┌────────

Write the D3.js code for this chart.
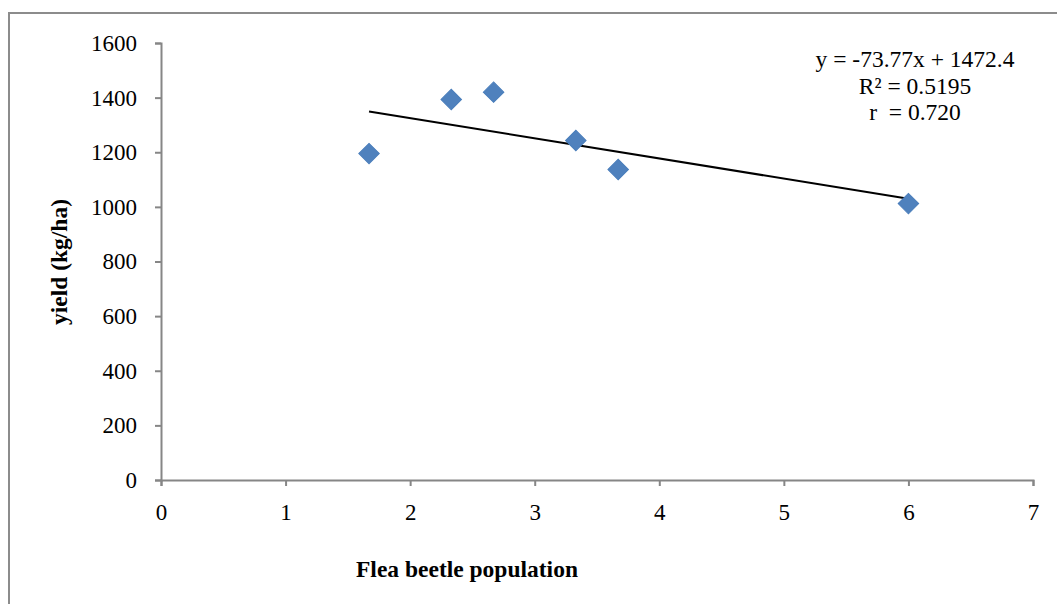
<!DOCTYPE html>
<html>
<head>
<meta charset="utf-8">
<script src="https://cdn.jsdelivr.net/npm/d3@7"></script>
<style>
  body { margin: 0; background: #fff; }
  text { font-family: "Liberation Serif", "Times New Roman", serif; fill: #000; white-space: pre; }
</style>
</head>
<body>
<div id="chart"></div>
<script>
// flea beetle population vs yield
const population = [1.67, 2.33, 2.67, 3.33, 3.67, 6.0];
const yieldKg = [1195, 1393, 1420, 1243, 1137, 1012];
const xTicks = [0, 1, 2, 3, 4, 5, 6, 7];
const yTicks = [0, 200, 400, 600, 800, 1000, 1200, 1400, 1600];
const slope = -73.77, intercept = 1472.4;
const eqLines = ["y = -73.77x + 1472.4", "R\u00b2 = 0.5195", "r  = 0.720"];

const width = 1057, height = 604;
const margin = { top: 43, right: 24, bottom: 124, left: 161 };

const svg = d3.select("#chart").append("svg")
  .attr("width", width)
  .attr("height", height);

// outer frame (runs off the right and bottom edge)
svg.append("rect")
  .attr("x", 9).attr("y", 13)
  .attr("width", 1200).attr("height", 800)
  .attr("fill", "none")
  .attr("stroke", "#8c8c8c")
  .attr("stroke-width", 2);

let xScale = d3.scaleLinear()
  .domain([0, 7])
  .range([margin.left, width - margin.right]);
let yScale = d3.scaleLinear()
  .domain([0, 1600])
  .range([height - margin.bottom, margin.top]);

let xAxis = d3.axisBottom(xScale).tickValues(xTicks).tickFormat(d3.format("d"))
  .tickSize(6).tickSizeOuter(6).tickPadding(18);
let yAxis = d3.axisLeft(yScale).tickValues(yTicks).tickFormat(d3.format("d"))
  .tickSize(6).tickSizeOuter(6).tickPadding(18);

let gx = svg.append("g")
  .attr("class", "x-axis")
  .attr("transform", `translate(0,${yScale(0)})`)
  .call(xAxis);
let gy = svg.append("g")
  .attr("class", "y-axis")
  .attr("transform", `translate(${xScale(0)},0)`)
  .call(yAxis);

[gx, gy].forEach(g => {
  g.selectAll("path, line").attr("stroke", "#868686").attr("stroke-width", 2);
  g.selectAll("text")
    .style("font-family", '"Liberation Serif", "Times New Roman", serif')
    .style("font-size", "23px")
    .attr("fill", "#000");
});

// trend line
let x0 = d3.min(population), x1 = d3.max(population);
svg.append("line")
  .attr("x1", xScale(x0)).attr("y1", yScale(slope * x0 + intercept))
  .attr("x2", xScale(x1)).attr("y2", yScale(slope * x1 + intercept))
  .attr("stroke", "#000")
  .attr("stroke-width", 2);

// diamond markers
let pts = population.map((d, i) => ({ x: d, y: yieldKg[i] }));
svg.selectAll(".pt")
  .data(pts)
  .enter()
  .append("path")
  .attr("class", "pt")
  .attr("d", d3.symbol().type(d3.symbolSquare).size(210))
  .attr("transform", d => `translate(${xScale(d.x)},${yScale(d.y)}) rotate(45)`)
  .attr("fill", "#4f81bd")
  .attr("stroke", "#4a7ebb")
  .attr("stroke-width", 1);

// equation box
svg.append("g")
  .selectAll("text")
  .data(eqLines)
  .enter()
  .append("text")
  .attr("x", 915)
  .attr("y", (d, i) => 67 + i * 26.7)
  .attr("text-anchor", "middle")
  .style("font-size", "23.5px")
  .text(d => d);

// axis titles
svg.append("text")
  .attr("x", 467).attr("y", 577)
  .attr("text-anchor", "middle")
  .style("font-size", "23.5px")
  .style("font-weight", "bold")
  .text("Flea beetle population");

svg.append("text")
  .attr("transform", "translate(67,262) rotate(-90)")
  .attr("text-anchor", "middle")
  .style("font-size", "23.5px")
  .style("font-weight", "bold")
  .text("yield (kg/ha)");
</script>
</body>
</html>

└────────

Short task: Repeat the lines exactly as they stand, from the opening line of the data through the line with "- margin.bottom, margin.top]);". Pictures stay out of the copy.

Solved exercise:
Write the D3.js code for this chart.
<!DOCTYPE html>
<html>
<head>
<meta charset="utf-8">
<script src="https://cdn.jsdelivr.net/npm/d3@7"></script>
<style>
  body { margin: 0; background: #fff; }
  text { font-family: "Liberation Serif", "Times New Roman", serif; fill: #000; white-space: pre; }
</style>
</head>
<body>
<div id="chart"></div>
<script>
// flea beetle population vs yield
const population = [1.67, 2.33, 2.67, 3.33, 3.67, 6.0];
const yieldKg = [1195, 1393, 1420, 1243, 1137, 1012];
const xTicks = [0, 1, 2, 3, 4, 5, 6, 7];
const yTicks = [0, 200, 400, 600, 800, 1000, 1200, 1400, 1600];
const slope = -73.77, intercept = 1472.4;
const eqLines = ["y = -73.77x + 1472.4", "R\u00b2 = 0.5195", "r  = 0.720"];

const width = 1057, height = 604;
const margin = { top: 43, right: 24, bottom: 124, left: 161 };

const svg = d3.select("#chart").append("svg")
  .attr("width", width)
  .attr("height", height);

// outer frame (runs off the right and bottom edge)
svg.append("rect")
  .attr("x", 9).attr("y", 13)
  .attr("width", 1200).attr("height", 800)
  .attr("fill", "none")
  .attr("stroke", "#8c8c8c")
  .attr("stroke-width", 2);

let xScale = d3.scaleLinear()
  .domain([0, 7])
  .range([margin.left, width - margin.right]);
let yScale = d3.scaleLinear()
  .domain([0, 1600])
  .range([height - margin.bottom, margin.top]);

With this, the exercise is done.